How Family Law is Changing in 2015

04 August 2015

In the summer budget delivered last month, George Osborne announced that families with more than two children would no longer receive tax credits or housing benefits for their third or subsequent child.

Estimated to save the Government £1.35bn over 2020-21, it will not affect the 870,000 families with three or more children currently claiming these benefits and child benefit will not be affected. However, families who have a third child after April 2017 could be caught. Higher tax credit and housing benefits payments for the first child will also be axed in 2017, saving a further £675m.

These changes are undoubtedly going to squeeze low-income families even further, and this could cause more relationships to break down. It will also result in more couples qualifying for legal aid support, which will assist vulnerable couples in obtaining the legal advice and support they need during a marital breakdown.

In this article, we will look at some of the trends developing in family law and how these changes are affecting the family demographic in the UK.

The Rise of the Over-60s Divorce

According to the Office of National Statistics (ONS), the number of people over-60’s getting a divorce is rising. In 1991, there were 1.6 divorces per 1,000 married men over 60. However by 2011 the latest year for which figures are available, this had risen to 2.3.

There were 1.2 divorces per 1,000 married women over 60 in 1991, rising to 1.6 in 2011.

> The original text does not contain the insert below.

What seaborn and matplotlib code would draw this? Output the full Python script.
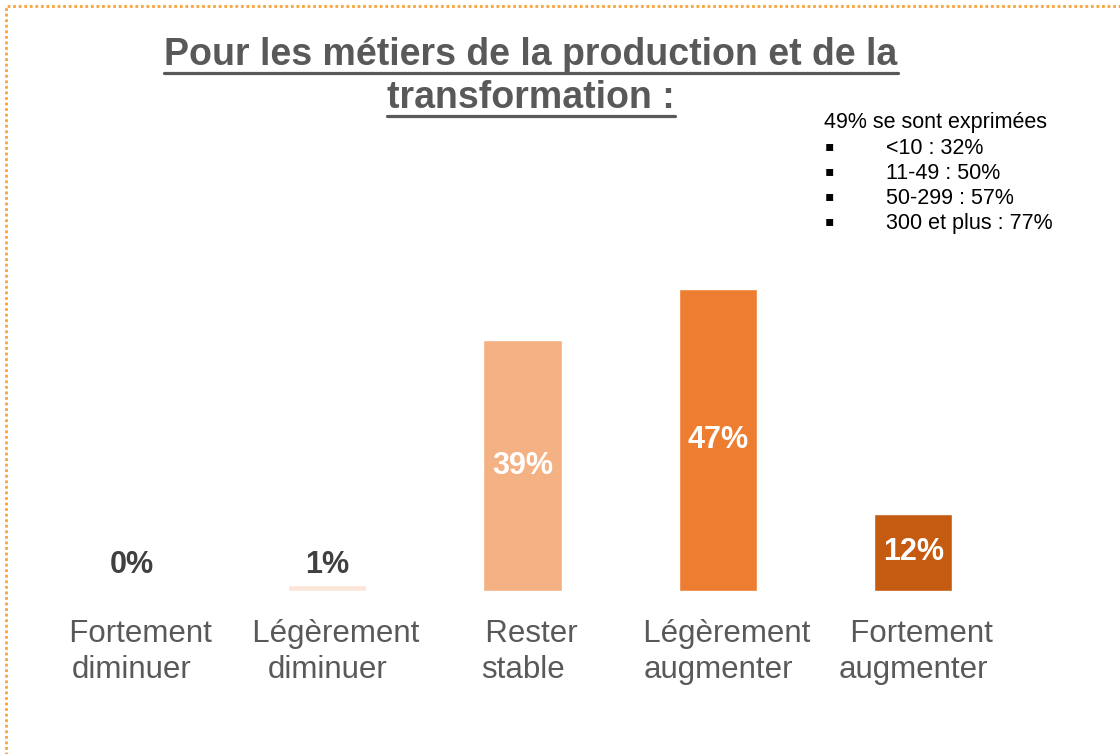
import numpy as np
import pandas as pd
import matplotlib
matplotlib.use('Agg')
import matplotlib.pyplot as plt
import matplotlib.patches as patches
import seaborn as sns

# data
categories = ['Fortement diminuer', 'Légèrement diminuer', 'Rester stable',
              'Légèrement augmenter', 'Fortement augmenter']
tick_labels = ['  Fortement\ndiminuer', '  Légèrement\ndiminuer', '  Rester\nstable',
               '  Légèrement\naugmenter', '  Fortement\naugmenter']
values = [0, 1, 39, 47, 12]
colors = ['#FBE5D6', '#FBE5D6', '#F4B183', '#ED7D31', '#C55A11']
title_lines = ['Pour les métiers de la production et de la', 'transformation :']
note_head = '49% se sont exprimées'
note_items = ['<10 : 32%', '11-49 : 50%', '50-299 : 57%', '300 et plus : 77%']

sns.set_theme(style='white')
plt.rcParams['font.family'] = ['Liberation Sans', 'DejaVu Sans']

df = pd.DataFrame({'cat': categories, 'val': values})

fig = plt.figure(figsize=(11.2, 7.54), dpi=100)
ax = fig.add_axes([0.0304, 0.2162, 0.8723, 0.4264])
sns.barplot(data=df, x='cat', y='val', hue='cat', palette=colors, legend=False,
            width=0.4, saturation=1, ax=ax)
ax.set_ylim(0, 50)
ax.set_xlim(-0.5, 4.5)
for s in ax.spines.values():
    s.set_visible(False)
ax.set_yticks([])
ax.set_xlabel('')
ax.set_ylabel('')
ax.set_xticks(range(len(categories)))
ax.set_xticklabels(tick_labels, fontsize=22.5, color='#595959', linespacing=1.25)
ax.tick_params(axis='x', length=0, pad=20)

# value labels
for i, v in enumerate(values):
    if v >= 10:
        ax.text(i, v / 2, f'{v}%', ha='center', va='center', fontsize=22,
                fontweight='bold', color='white')
    else:
        ax.text(i, 4.0, f'{v}%', ha='center', va='center', fontsize=22,
                fontweight='bold', color='#404040')

# underlined title
fig.canvas.draw()
renderer = fig.canvas.get_renderer()
W, H = fig.get_size_inches() * fig.dpi
for line, base in zip(title_lines, [65, 108]):
    t = fig.text(0.474, 1 - base / H, line, ha='center', va='baseline',
                 fontsize=27, fontweight='bold', color='#595959')
    bb = t.get_window_extent(renderer)
    yl = 1 - (base + 8) / H
    fig.add_artist(plt.Line2D([bb.x0 / W, bb.x1 / W], [yl, yl], color='#595959',
                              lw=2.3, transform=fig.transFigure))

# note in the top right
fig.text(824 / W, 1 - 128 / H, note_head, ha='left', va='baseline',
         fontsize=15.5, color='black')
for k, item in enumerate(note_items):
    base = 154 + k * 25
    fig.text(829 / W, 1 - (base - 8) / H, '▪', ha='center', va='center',
             fontsize=10, color='black', family=['DejaVu Sans'])
    fig.text(886 / W, 1 - base / H, item, ha='left', va='baseline',
             fontsize=15.5, color='black')

# dotted frame
fig.add_artist(patches.Rectangle((6 / W, -0.1), 1.2, 1.1 - 6 / H, transform=fig.transFigure,
                                 fill=False, edgecolor='#F9A33A', lw=2,
                                 linestyle=(0, (1, 1))))

fig.savefig('out.png', dpi=100)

There is also a marked difference in how older people manage a divorce. They are more likely to enter into separation agreements in the first instance and wait two years before officially ending the marriage. As there are often large pensions and significant equity and wealth tied up in the marriage funds, it is becoming more common for one party to keep the property. Husbands are more likely to keep the pensions and are often content to move out of the family home and rent as opposed to splitting the equity resulting in each party having to downsize if they wish to remain mortgage free.

Increase in Cohabitation Agreements

Couples living together without being married are the fastest growing family type in the UK. The Office for National Statistics (ONS) data suggests the number of people who cohabit has doubled to 2.9 million from 1996 to 2012.

This increase has created more demand for co-habitation agreements at Co-op Legal Services and across England & Wales. These type of living together agreements set out how couples manage and split their day to day finances such as rent and utility bills, as well as what will happen to assets purchased together if the relationship breaks down.

Cohabitation agreements offer protection for couples who live together without getting married.